Tuesday, February 23, 2016

The Joy of Strength

Adapted from MMM:
Strength is at the root of most joy and weakness is at the root of most unhappiness in a person's life.

Here are a few of life’s most powerful sources of strength and weakness:

* Money is the most acknowledged source of strength in modern society, for it gives you the power to get other people to serve you, and to do so with a smile.

* An Abundance of Money is even more powerful.

* The Desire for Ever-Increasing Material Luxury is a serious weakness. You can never satisfy Luxury – there is always another level of fanciness to attain, and thus he can never have quite enough money.

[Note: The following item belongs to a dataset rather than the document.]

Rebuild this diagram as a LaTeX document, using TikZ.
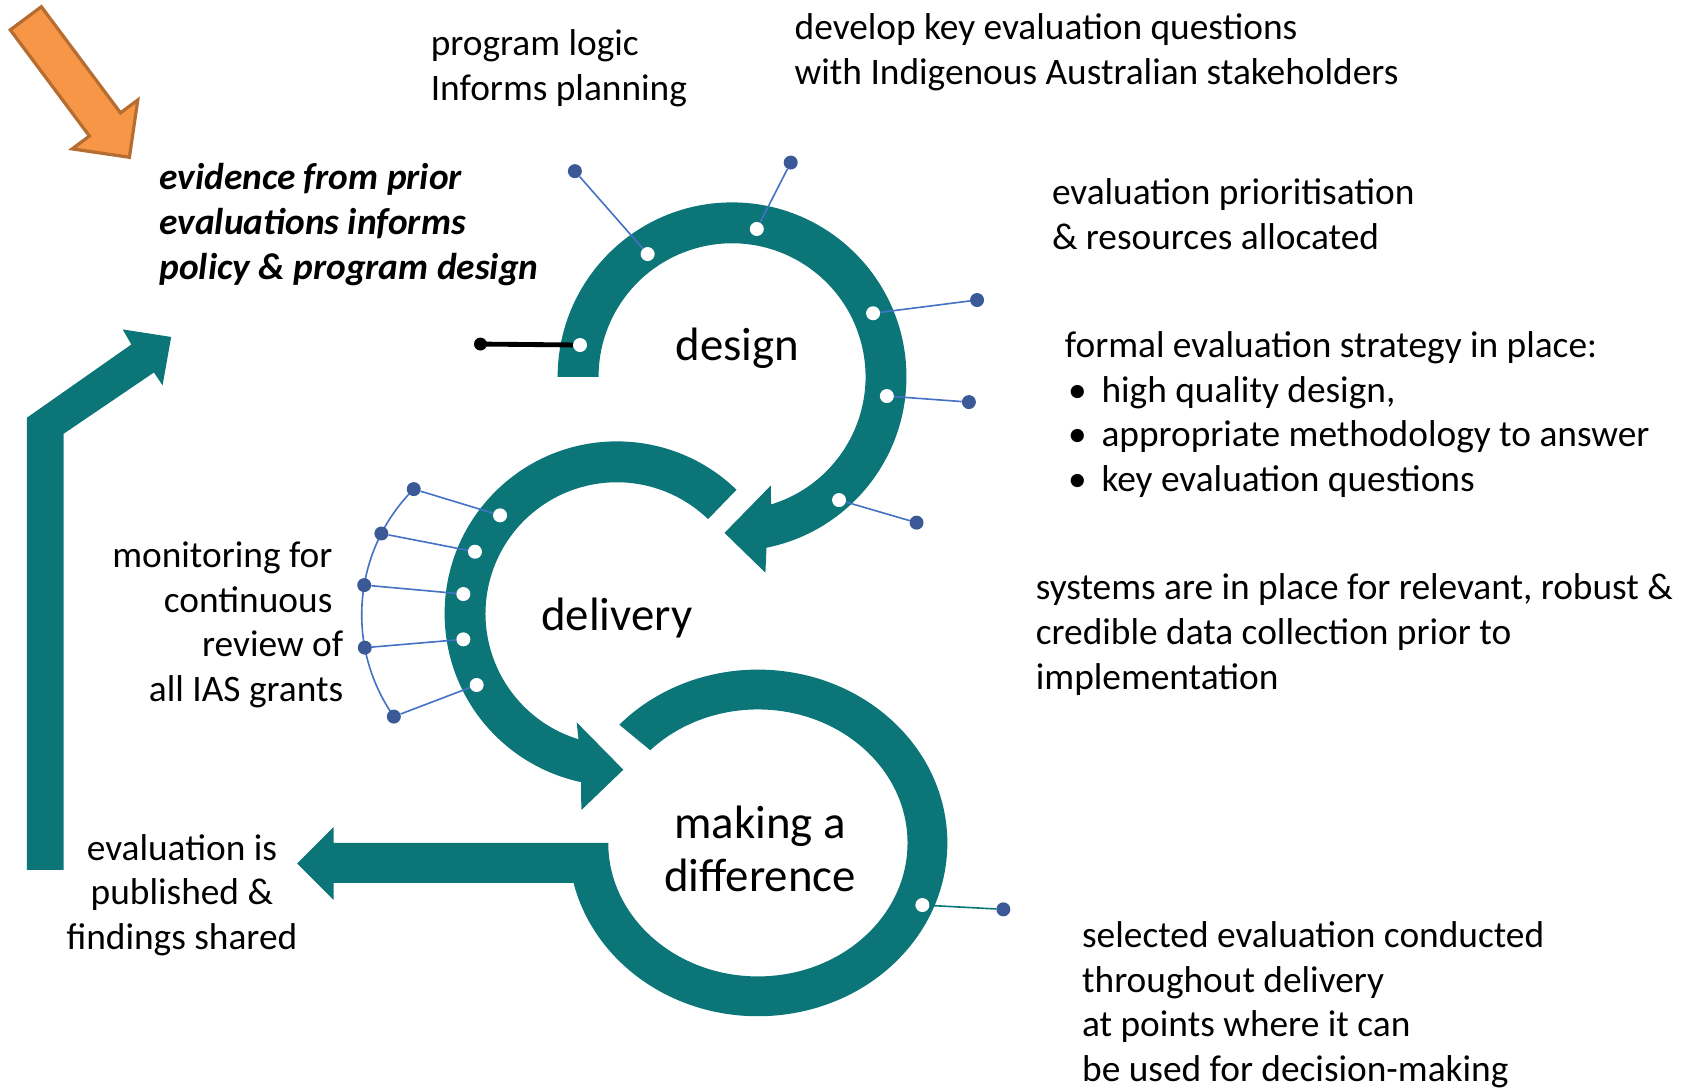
\documentclass[tikz,border=0pt]{standalone}
\usepackage{fontspec}
\setmainfont{Carlito}
\usepackage{tikz}
\usetikzlibrary{calc}
\definecolor{myteal}{RGB}{11,117,120}
\definecolor{myblue}{RGB}{68,114,196}
\definecolor{mydarkblue}{RGB}{59,89,150}
\definecolor{myorange}{RGB}{247,150,70}
\definecolor{myorangeline}{RGB}{182,109,49}
\newcommand{\stratbullet}{\makebox[34pt][l]{\hspace*{3pt}\textbullet}}

\begin{document}
\begin{tikzpicture}[x=1pt,y=1pt,
  every node/.style={inner sep=0pt},
  txt/.style={font=\fontsize{34.7}{41.6}\selectfont, align=left, anchor=base west},
  stage/.style={font=\fontsize{43.5}{49}\selectfont, align=center, anchor=base},
  ring/.style={fill=myteal},
  wdot/.style={circle,fill=white,minimum size=13pt},
  bdot/.style={circle,fill=mydarkblue,minimum size=13pt},
  link/.style={myblue,line width=1.5pt}
]
\useasboundingbox (0,0) rectangle (1568,-1011);

% centres of the rings
\coordinate (D) at (680,-350);
\coordinate (V) at (573,-570);
\coordinate (M) at (704,-783);
\coordinate (arcc) at (501,-571);

% the orange arrow
\begin{scope}[shift={(24,-17)},rotate=-53.3]
\draw[myorangeline,fill=myorange,line width=3pt,line join=miter]
  (0,18) -- (123,18) -- (123,38) -- (161,0) -- (123,-38) -- (123,-18) -- (0,-18) -- cycle;
\end{scope}

% the bent arrow back to the evidence
\fill[ring] (25,-808) -- (25,-388) -- (122,-320) -- (114,-306) -- (159,-313)
  -- (151,-358) -- (143,-346) -- (59,-403) -- (59,-808) -- cycle;

% the design ring
\fill[ring] ($(D)+(180:162)$) arc[start angle=180,end angle=-78.6,radius=162]
  -- (711,-532) -- (673,-495) -- (716,-451) -- ($(D)+(-73:124)$)
  arc[start angle=-73,end angle=180,radius=124] -- cycle;

% the delivery ring
\fill[ring] ($(V)+(46:160)$) arc[start angle=46,end angle=258,radius=160]
  -- (540,-752.5) -- (579,-715) -- (535.7,-671) -- ($(V)+(253:122)$)
  arc[start angle=253,end angle=46,radius=122] -- cycle;

% the making a difference ring and the arrow to the left
\fill[ring] ($(M)+(137:176 and 161)$)
  arc[start angle=137,end angle=-166.7,x radius=176,y radius=161]
  -- (310,-820) -- (310,-836) -- (276,-802) -- (310,-768) -- (310,-783)
  -- ($(M)+(180:139 and 124)$)
  arc[start angle=180,end angle=496,x radius=139,y radius=124] -- cycle;

% the labels of the stages
\node[stage] (design) at (685,-334.5) {design};
\node[stage] (delivery) at (573,-586) {delivery};
\node[stage] (making) at (706,-828) {making a\\difference};

% the dots of the design ring
\foreach \wx/\wy/\bx/\by [count=\i] in {601.6/-236/534/-159, 703/-212.7/734.5/-151,
    811/-291/907.6/-278.7, 823.8/-367.9/900/-373.5, 779.4/-464.5/851.4/-485.5} {
  \node[wdot] (dw\i) at (\wx,\wy) {};
  \node[bdot] (db\i) at (\bx,\by) {};
  \draw[link] (db\i) -- (dw\i);
}
\node[wdot] (dw6) at (538.8,-320.5) {};
\node[circle,fill=black,minimum size=12pt] (db6) at (446.3,-319.6) {};
\draw[line width=4.5pt] (db6.center) -- (dw6);

% the dots of the delivery ring
\draw[link] ($(arcc)+(135:165)$) arc[start angle=135,end angle=215,radius=165];
\foreach \wx/\wy/\ang [count=\i] in {464.5/-478.7/135, 441.2/-512.5/152.8,
    430.4/-551.8/170.4, 430.4/-593.9/190.7, 442.8/-636.3/215} {
  \node[wdot] (vw\i) at (\wx,\wy) {};
  \node[bdot] (vb\i) at ($(arcc)+(\ang:165)$) {};
  \draw[link] (vb\i) -- (vw\i);
}

% the dot of the making a difference ring
\node[wdot] (mw1) at (856.8,-840.7) {};
\node[bdot] (mb1) at (932,-844.7) {};
\draw[myteal,line width=1.5pt] (mb1) -- (mw1);

% the texts (anchored at the baseline of their last line)
\node[txt] (plogic) at (400,-93.6) {program logic\\Informs planning};
\node[txt] (keyq) at (738,-78.6) {develop key evaluation questions\\with Indigenous Australian stakeholders};
\node[txt,font=\fontsize{34.7}{41.6}\selectfont\bfseries\itshape] (evidence) at (148,-259.2)
  {evidence from prior\\evaluations informs\\policy \& program design};
\node[txt] (prior) at (977,-231.6) {evaluation prioritisation\\\& resources allocated};
\node[txt] (strategy) at (989,-456.8) {formal evaluation strategy in place:\\
  \stratbullet high quality design,\\\stratbullet appropriate methodology to answer\\
  \stratbullet key evaluation questions};
\node[txt] (systems) at (962,-640.2) {systems are in place for relevant, robust \&\\
  credible data collection prior to\\implementation};
\node[txt,align=right,anchor=base east] (monitor) at (319,-651.8)
  {monitoring for\kern10pt\\continuous\kern10pt\\review of\\all IAS grants};
\node[txt,align=center,anchor=base] (published) at (169,-882.2)
  {evaluation is\\published \&\\findings shared};
\node[txt] (selected) at (1005,-1004.8) {selected evaluation conducted\\throughout delivery\\
  at points where it can\\be used for decision-making};
\end{tikzpicture}
\end{document}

* Giving is a form of strength. When you say, “I have more than I need, and thus my desire to take should fade away as my desire to help out grows”.

* Taking is therefore a form of weakness.

* Health is a form of strength.

* Physical Strength is the part of health that is mostly ignored in the United States, yet it is the most useful and efficient component.

* Skills are a form of strength. Each thing you learn to do improves your quality of life in astonishing ways, because it makes you stronger. If you are good at your job, you have the ability to earn lots of money. But if this is your only skill, you need to outsource your food preparation, transportation, relationships, entertainment, and the repair and maintenance of everything you own including your own body. If your money supply fails or your hired specialists don’t do their jobs perfectly, your life falters. By insourcing all the basics required for happiness, you build a self-reinforcing resilient mesh of power that makes you happier, wealthier, and more interesting as well.

* Voluntary Discomfort is the secret cornerstone of strength. We build our whole lives around increasing comfort and avoiding discomfort, and yet by doing so we are drinking a can of Weakness Tonic with every morning’s breakfast. Our entire culture teaches us to seek out all possible comforts, and to be unhappy when we don’t have them. And thus, it dooms us to a life of permanent involuntary discomfort, and therefore permanent weakness.